ERP implementation in SMBs is one of the most complex and high-stakes IT projects a growing company will ever undertake. Studies show that up to 60% of ERP projects exceed budget or timeline, and many fail to deliver expected business value. Yet for mid-sized companies trying to scale operations, eliminate data silos, and automate core processes, a well-executed ERP implementation is transformational.
This guide gives you a practical, step-by-step framework for planning and executing an ERP implementation in your SMB — covering project structure, change management, budget planning, vendor coordination, and go-live strategy. Whether you are implementing SAP Business One, Microsoft Dynamics 365, Odoo, or a custom ERP solution, the principles here apply universally.
Why ERP Implementation in SMBs Is Different from Enterprise Rollouts
Large enterprises have dedicated IT departments, project management offices, and multi-year runways for ERP rollouts. SMBs rarely have any of these luxuries. A mid-sized company with 50–500 employees must balance day-to-day operations with a transformational technology project — simultaneously.
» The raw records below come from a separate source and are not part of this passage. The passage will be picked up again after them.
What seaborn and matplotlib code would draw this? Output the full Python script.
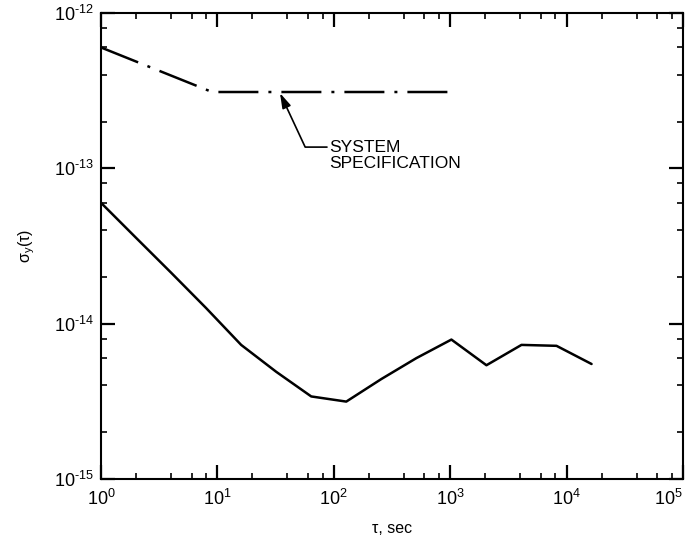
import matplotlib
matplotlib.use("Agg")
import matplotlib.pyplot as plt
import seaborn as sns
import pandas as pd
from matplotlib.ticker import LogLocator, FixedLocator, FuncFormatter, NullFormatter

# ---- data ----
tau_measured = [1, 2, 4, 8, 16, 32, 64, 128, 256, 512, 1024, 2048, 4096, 8192, 16384]
sigma_measured = [6.0e-14, 3.57e-14, 2.13e-14, 1.26e-14, 7.3e-15, 4.9e-15, 3.4e-15,
                  3.15e-15, 4.4e-15, 6.0e-15, 7.9e-15, 5.4e-15, 7.3e-15, 7.2e-15, 5.5e-15]
tau_spec = [1, 9, 1000]
sigma_spec = [6.0e-13, 3.1e-13, 3.1e-13]
x_major = [1e0, 1e1, 1e2, 1e3, 1e4, 1e5]
x_exponents = ["0", "1", "2", "3", "4", "5"]
y_major = [1e-15, 1e-14, 1e-13, 1e-12]
y_exponents = ["\u201015", "\u201014", "\u201013", "\u201012"]
annotation_text = "SYSTEM\nSPECIFICATION"
x_label = "τ, sec"
y_label = "σ$_y$(τ)"

sns.set_style("white")
plt.rcParams["font.family"] = ["Liberation Sans", "DejaVu Sans"]
plt.rcParams["mathtext.fontset"] = "custom"
plt.rcParams["mathtext.rm"] = "Liberation Sans"
plt.rcParams["mathtext.it"] = "Liberation Sans"
plt.rcParams["mathtext.bf"] = "Liberation Sans:bold"

fig = plt.figure(figsize=(6.85, 5.44), dpi=100)
ax = fig.add_axes([101 / 685, 65 / 544, 582 / 685, 466 / 544])
ax.set_xscale("log")
ax.set_yscale("log")

df_meas = pd.DataFrame({"tau": tau_measured, "sigma": sigma_measured})
df_spec = pd.DataFrame({"tau": tau_spec, "sigma": sigma_spec})

sns.lineplot(data=df_meas, x="tau", y="sigma", color="black", lw=1.8, ax=ax)
sns.lineplot(data=df_spec, x="tau", y="sigma", color="black", lw=1.8, ax=ax)
ax.lines[-1].set_dashes((16, 4, 1.2, 4))

ax.set_xlim(1, 1e5)
ax.set_ylim(1e-15, 1e-12)

ax.xaxis.set_major_locator(FixedLocator(x_major))
ax.xaxis.set_major_formatter(FuncFormatter(
    lambda v, p: "$10^{%s}$" % x_exponents[x_major.index(v)] if v in x_major else ""))
ax.yaxis.set_major_locator(FixedLocator(y_major))
ax.yaxis.set_major_formatter(FuncFormatter(
    lambda v, p: "$10^{%s}$" % y_exponents[y_major.index(v)] if v in y_major else ""))
ax.xaxis.set_minor_locator(LogLocator(base=10, subs=(2, 4, 6, 8)))
ax.yaxis.set_minor_locator(LogLocator(base=10, subs=(2, 4, 6, 8)))
ax.xaxis.set_minor_formatter(NullFormatter())
ax.yaxis.set_minor_formatter(NullFormatter())

ax.tick_params(which="both", direction="in", top=True, right=True, bottom=True, left=True,
               color="black", labelsize=13, labelcolor="black")
ax.tick_params(which="major", length=10, width=1.6)
ax.tick_params(which="minor", length=4.5, width=1.2)
ax.tick_params(axis="x", which="major", pad=7)
ax.tick_params(axis="y", which="major", pad=5)

for s in ax.spines.values():
    s.set_visible(True)
    s.set_color("black")
    s.set_linewidth(1.5)

major_ticks = ax.xaxis.get_major_ticks()
major_ticks[-1].label1.set_horizontalalignment("right")

ax.set_xlabel(x_label, fontsize=11.5, color="black")
ax.xaxis.set_label_coords(0.5, -0.090)
ax.set_ylabel(y_label, fontsize=11.5, color="black")
ax.yaxis.set_label_coords(-0.11, 0.5)

# annotation with a kinked leader line
ax.annotate("", xy=(34.5, 3.05e-13), xytext=(87.4, 1.37e-13),
            arrowprops=dict(arrowstyle="-|>,head_length=0.6,head_width=0.18",
                            mutation_scale=15, color="black", lw=1.2,
                            shrinkA=0, shrinkB=0,
                            connectionstyle="angle,angleA=0,angleB=-65,rad=0"))
ax.text(91, 1.52e-13, annotation_text, ha="left", va="top", fontsize=12.5,
        color="black", linespacing=1.05)

fig.savefig("out.png", dpi=100, facecolor="white")
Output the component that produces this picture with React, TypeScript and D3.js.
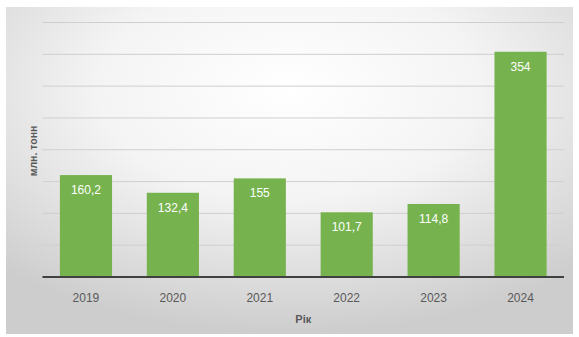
import React from "react";
import * as d3 from "d3";

const years = ["2019", "2020", "2021", "2022", "2023", "2024"];
const values = [160.2, 132.4, 155, 101.7, 114.8, 354];
const valueLabels = ["160,2", "132,4", "155", "101,7", "114,8", "354"];
const yTicks = [0, 50, 100, 150, 200, 250, 300, 350, 400];

export default function App() {
  const W = 579, H = 337;
  const left = 42.5, right = 564, top = 22.5, bottom = 277;
  const x = d3.scaleBand().domain(years).range([left, right]).paddingInner(0.4).paddingOuter(0.2);
  const y = d3.scaleLinear().domain([0, 400]).range([bottom, top]);
  const font = "'Liberation Sans', Arial, sans-serif";
  return (
    <svg width={W} height={H} style={{ position: "absolute", left: 0, top: 0 }}>
      <defs>
        <radialGradient id="bg" cx="50%" cy="25%" r="75%">
          <stop offset="0%" stopColor="#ffffff" />
          <stop offset="45%" stopColor="#f4f4f4" />
          <stop offset="100%" stopColor="#cdcdcd" />
        </radialGradient>
      </defs>
      <rect x={0} y={0} width={W} height={H} fill="#ffffff" />
      <rect x={6} y={7} width={567} height={327} fill="url(#bg)" />
      {yTicks.filter((t) => t > 0).map((t) => (
        <line key={t} x1={left} x2={right} y1={y(t)} y2={y(t)} stroke="#cfcfcf" strokeWidth={1} />
      ))}
      {years.map((yr, i) => (
        <g key={yr}>
          <rect x={x(yr)!} y={y(values[i])} width={x.bandwidth()} height={bottom - y(values[i])} fill="#76b34f" />
          <text x={x(yr)! + x.bandwidth() / 2} y={y(values[i]) + 19} textAnchor="middle" fill="#ffffff" fontSize={12} fontFamily={font}>
            {valueLabels[i]}
          </text>
          <text x={x(yr)! + x.bandwidth() / 2} y={302} textAnchor="middle" fill="#595959" fontSize={12} fontFamily={font}>
            {yr}
          </text>
        </g>
      ))}
      <line x1={left} x2={right} y1={bottom} y2={bottom} stroke="#404040" strokeWidth={1.8} />
      <text x={(left + right) / 2} y={323} textAnchor="middle" fill="#595959" fontSize={11} fontWeight="bold" fontFamily={font}>
        Рік
      </text>
      <text transform={`translate(37,151) rotate(-90)`} textAnchor="middle" fill="#595959" fontSize={10.5} fontWeight="bold" fontFamily={font}>
        млн. тонн
      </text>
    </svg>
  );
}
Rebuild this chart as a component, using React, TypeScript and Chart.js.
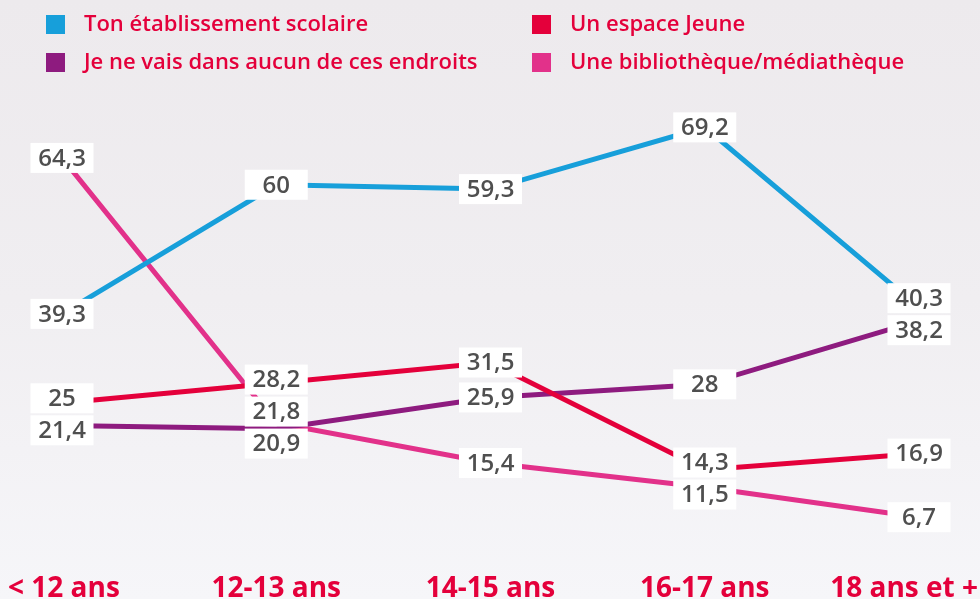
import React, { useEffect, useRef } from "react";
import { Chart, registerables } from "chart.js";

Chart.register(...registerables);

// ---- Data ----
const categories = ["< 12 ans", "12-13 ans", "14-15 ans", "16-17 ans", "18 ans et +"];
const seriesNames = [
  "Ton établissement scolaire",
  "Un espace Jeune",
  "Je ne vais dans aucun de ces endroits",
  "Une bibliothèque/médiathèque",
];
const etablissement = [39.3, 60, 59.3, 69.2, 40.3];
const espaceJeune = [25, 28.2, 31.5, 14.3, 16.9];
const aucunEndroit = [21.4, 20.9, 25.9, 28, 38.2];
const bibliotheque = [64.3, 21.8, 15.4, 11.5, 6.7];

const seriesColors = ["#179fda", "#e4003b", "#8e1b7f", "#e2318a"];
const RED_TEXT = "#e4003b";
const LABEL_TEXT = "#4f4f4f";

const fmt = (v: number) => String(v).replace(".", ",");

const valueLabelsPlugin = {
  id: "valueLabels",
  afterDatasetsDraw(chart: any) {
    const ctx = chart.ctx;
    const W = 63;
    const H = 30;
    const S = 32;
    const n = chart.data.labels.length;
    ctx.save();
    ctx.font = "600 24px 'Open Sans'";
    ctx.textAlign = "center";
    ctx.textBaseline = "middle";
    for (let i = 0; i < n; i++) {
      const items: any[] = [];
      chart.data.datasets.forEach((ds: any, d: number) => {
        const el = chart.getDatasetMeta(d).data[i];
        if (!el) return;
        items.push({ x: el.x, y: el.y, text: fmt(ds.data[i]) });
      });
      items.sort((a, b) => a.y - b.y);
      let groups = items.map((it) => ({ members: [it], center: it.y }));
      let changed = true;
      while (changed) {
        changed = false;
        for (let k = 0; k < groups.length - 1; k++) {
          const a = groups[k];
          const b = groups[k + 1];
          const aBottom = a.center + (a.members.length * S) / 2;
          const bTop = b.center - (b.members.length * S) / 2;
          if (aBottom > bTop) {
            const members = [...a.members, ...b.members];
            const center = members.reduce((s, m) => s + m.y, 0) / members.length;
            groups.splice(k, 2, { members, center });
            changed = true;
            break;
          }
        }
      }
      groups.forEach((g) => {
        const start = g.center - (g.members.length * S) / 2 + S / 2;
        g.members.forEach((m: any, j: number) => {
          const cy = start + j * S;
          ctx.fillStyle = "#ffffff";
          ctx.fillRect(m.x - W / 2, cy - H / 2, W, H);
          ctx.fillStyle = LABEL_TEXT;
          ctx.fillText(m.text, m.x, cy + 1);
        });
      });
    }
    ctx.restore();
  },
};

// Keep the outermost category labels inside the canvas
const clampTickLabelsPlugin = {
  id: "clampTickLabels",
  beforeDraw(chart: any) {
    const scale = chart.scales.x;
    if (!scale) return;
    const items = scale.getLabelItems();
    const ctx = chart.ctx;
    ctx.save();
    items.forEach((it: any) => {
      ctx.font = it.font.string;
      const w = ctx.measureText(String(it.label)).width;
      const tr = it.options.translation;
      const minX = 8 + w / 2;
      const maxX = chart.width - 2 - w / 2;
      if (tr[0] < minX) tr[0] = minX;
      if (tr[0] > maxX) tr[0] = maxX;
    });
    ctx.restore();
  },
};

const gridLegendPlugin = {
  id: "gridLegend",
  afterDraw(chart: any) {
    const ctx = chart.ctx;
    const cols = [46, 532];
    const rows = [24.5, 62.5];
    const box = 19;
    ctx.save();
    ctx.font = "600 22px 'Open Sans'";
    ctx.textAlign = "left";
    ctx.textBaseline = "middle";
    chart.data.datasets.forEach((ds: any, d: number) => {
      const col = d % 2;
      const row = Math.floor(d / 2);
      const x = cols[col];
      const y = rows[row];
      ctx.fillStyle = ds.borderColor;
      ctx.fillRect(x, y - box / 2, box, box);
      ctx.fillStyle = RED_TEXT;
      ctx.fillText(ds.label, x + 38, y);
    });
    ctx.restore();
  },
};

export default function App() {
  const canvasRef = useRef<HTMLCanvasElement | null>(null);

  useEffect(() => {
    document.body.style.margin = "0";
    const canvas = canvasRef.current;
    if (!canvas) return;
    const seriesData = [etablissement, espaceJeune, aucunEndroit, bibliotheque];
    const chart = new Chart(canvas, {
      type: "line",
      data: {
        labels: categories,
        datasets: seriesData.map((data, d) => ({
          label: seriesNames[d],
          data,
          borderColor: seriesColors[d],
          backgroundColor: seriesColors[d],
          borderWidth: 5,
          pointRadius: 0,
          pointHoverRadius: 0,
          tension: 0,
          fill: false,
        })),
      },
      options: {
        responsive: false,
        maintainAspectRatio: false,
        animation: false,
        devicePixelRatio: 1,
        layout: { padding: { left: 62, right: 61, top: 60, bottom: 0 } },
        plugins: {
          legend: { display: false },
          tooltip: { enabled: false },
        },
        scales: {
          y: {
            display: false,
            min: 0,
            max: 80,
          },
          x: {
            offset: false,
            grid: { display: false, drawTicks: false },
            border: { display: false },
            ticks: {
              color: RED_TEXT,
              font: { family: "'Open Sans'", weight: "bold", size: 28, lineHeight: 1 },
              padding: 16,
              maxRotation: 0,
              autoSkip: false,
            },
            afterFit(scale: any) {
              scale.paddingLeft = 0;
              scale.paddingRight = 0;
              scale.height = 40;
            },
          },
        },
      },
      plugins: [clampTickLabelsPlugin, valueLabelsPlugin, gridLegendPlugin],
    });
    return () => chart.destroy();
  }, []);

  return (
    <div
      style={{
        position: "fixed",
        left: 0,
        top: 0,
        width: 980,
        height: 599,
        background: "linear-gradient(180deg, #edeaed 0%, #f0eef1 50%, #f6f6f9 100%)",
      }}
    >
      <canvas ref={canvasRef} width={980} height={599} style={{ width: 980, height: 599, display: "block" }} />
    </div>
  );
}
This creates a unique set of challenges:
- Resource constraints: Key employees are needed for both the ERP project and normal operations.
- Limited IT infrastructure: Outdated hardware, legacy software, and poor data quality slow down migration.
- Change resistance: In smaller organizations, cultural resistance to new processes can derail even technically sound implementations.
- Budget pressure: SMBs typically have fixed project budgets with little tolerance for overruns.
- Vendor dependency: Most SMBs rely heavily on the ERP vendor or implementation partner, with little internal capability to challenge decisions.
Understanding these constraints upfront is the first step toward a successful ERP implementation.
Phase 1 — Discovery and Requirements Analysis
Every successful ERP implementation starts with a thorough discovery phase. This is not the time to evaluate vendors or write contracts. It is the time to deeply understand your current state and define your future state.
Define Your Business Objectives
Before you open a single product brochure, answer these questions:
1. What business problems are you solving with ERP?
2. Which departments will use the system?
3. What does success look like in 12 months?
4. What processes are non-negotiable and must remain unchanged?
5. What is your absolute maximum budget — including hidden costs?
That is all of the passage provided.